▶ Exercise details:
Below are some records. How many of their lines contain the string "this"? Give the number only.
** START Provided records **
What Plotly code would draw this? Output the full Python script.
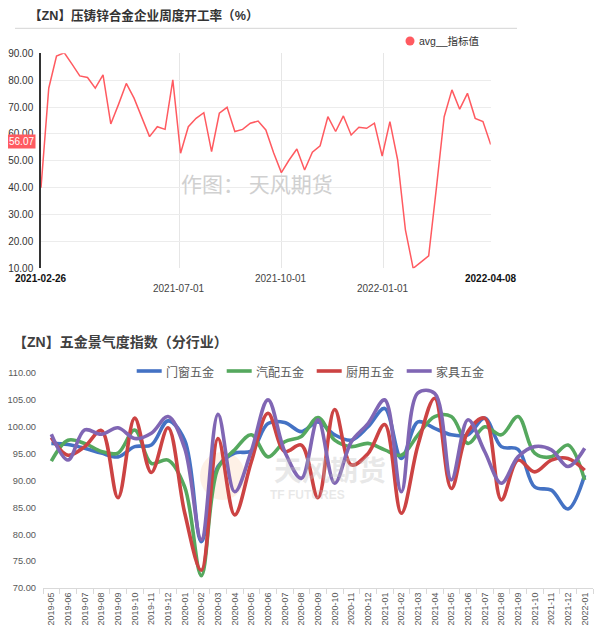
** END Provided records **
** START Provided records **
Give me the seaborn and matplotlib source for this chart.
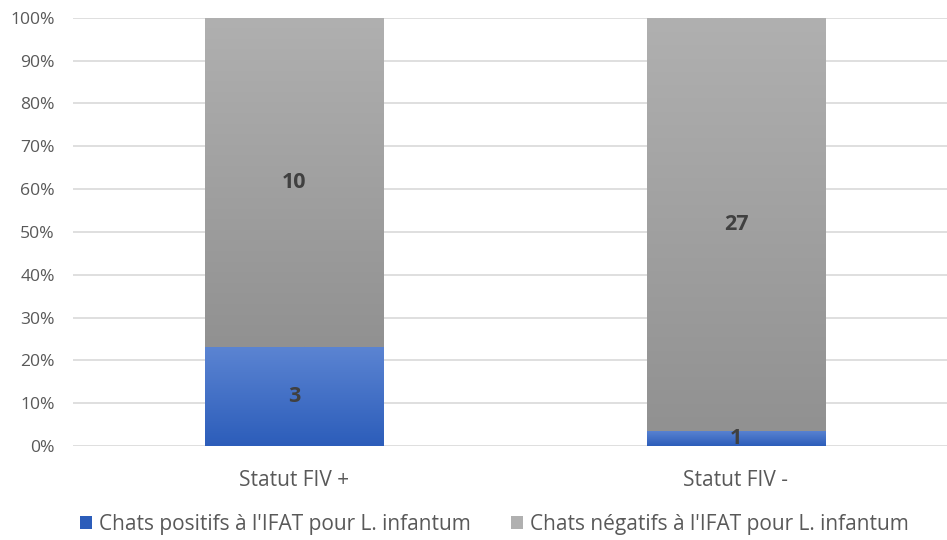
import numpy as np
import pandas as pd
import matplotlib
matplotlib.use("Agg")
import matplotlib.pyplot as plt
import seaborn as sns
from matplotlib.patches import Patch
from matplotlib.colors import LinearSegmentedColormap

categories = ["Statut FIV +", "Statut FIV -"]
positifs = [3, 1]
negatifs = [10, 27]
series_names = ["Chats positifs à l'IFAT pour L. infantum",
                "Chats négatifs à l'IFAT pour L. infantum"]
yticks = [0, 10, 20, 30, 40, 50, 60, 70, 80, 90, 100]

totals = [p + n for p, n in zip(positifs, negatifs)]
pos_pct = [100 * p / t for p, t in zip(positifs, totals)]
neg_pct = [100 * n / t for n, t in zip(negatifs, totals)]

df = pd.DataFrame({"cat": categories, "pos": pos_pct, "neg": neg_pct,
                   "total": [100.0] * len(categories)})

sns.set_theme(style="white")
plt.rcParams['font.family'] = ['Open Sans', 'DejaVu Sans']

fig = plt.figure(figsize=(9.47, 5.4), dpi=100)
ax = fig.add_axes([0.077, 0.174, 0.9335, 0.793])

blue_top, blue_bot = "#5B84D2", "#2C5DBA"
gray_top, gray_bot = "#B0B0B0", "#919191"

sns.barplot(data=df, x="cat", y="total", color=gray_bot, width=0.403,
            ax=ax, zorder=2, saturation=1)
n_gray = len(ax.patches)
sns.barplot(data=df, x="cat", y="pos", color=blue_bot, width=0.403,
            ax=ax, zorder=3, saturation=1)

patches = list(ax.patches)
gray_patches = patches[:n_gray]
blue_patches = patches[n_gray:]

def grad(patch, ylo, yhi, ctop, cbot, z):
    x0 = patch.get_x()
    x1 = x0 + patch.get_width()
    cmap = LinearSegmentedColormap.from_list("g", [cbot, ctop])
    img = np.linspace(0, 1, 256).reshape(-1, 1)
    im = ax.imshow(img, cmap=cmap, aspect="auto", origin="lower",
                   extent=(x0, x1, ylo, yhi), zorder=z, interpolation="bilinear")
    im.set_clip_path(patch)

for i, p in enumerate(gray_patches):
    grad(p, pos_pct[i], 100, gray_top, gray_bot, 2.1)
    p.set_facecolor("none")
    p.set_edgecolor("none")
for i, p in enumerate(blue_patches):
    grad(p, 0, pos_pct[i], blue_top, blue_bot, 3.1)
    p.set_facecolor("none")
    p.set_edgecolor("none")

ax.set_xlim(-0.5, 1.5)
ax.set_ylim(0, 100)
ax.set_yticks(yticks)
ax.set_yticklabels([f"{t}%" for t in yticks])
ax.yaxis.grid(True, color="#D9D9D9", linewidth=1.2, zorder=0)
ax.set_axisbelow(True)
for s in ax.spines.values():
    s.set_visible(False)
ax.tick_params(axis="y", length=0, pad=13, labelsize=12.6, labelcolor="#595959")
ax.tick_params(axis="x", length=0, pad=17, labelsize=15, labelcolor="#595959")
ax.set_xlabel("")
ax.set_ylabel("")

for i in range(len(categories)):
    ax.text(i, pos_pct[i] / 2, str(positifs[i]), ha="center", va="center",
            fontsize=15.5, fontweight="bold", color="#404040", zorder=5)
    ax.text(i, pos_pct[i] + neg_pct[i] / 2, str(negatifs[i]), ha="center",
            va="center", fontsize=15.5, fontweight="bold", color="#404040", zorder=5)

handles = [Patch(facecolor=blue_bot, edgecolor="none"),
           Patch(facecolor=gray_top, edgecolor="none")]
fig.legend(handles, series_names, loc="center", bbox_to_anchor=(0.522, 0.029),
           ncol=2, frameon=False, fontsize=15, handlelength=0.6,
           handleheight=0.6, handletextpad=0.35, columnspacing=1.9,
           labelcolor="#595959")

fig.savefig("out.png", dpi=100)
** END Provided records **
▶ In response:
2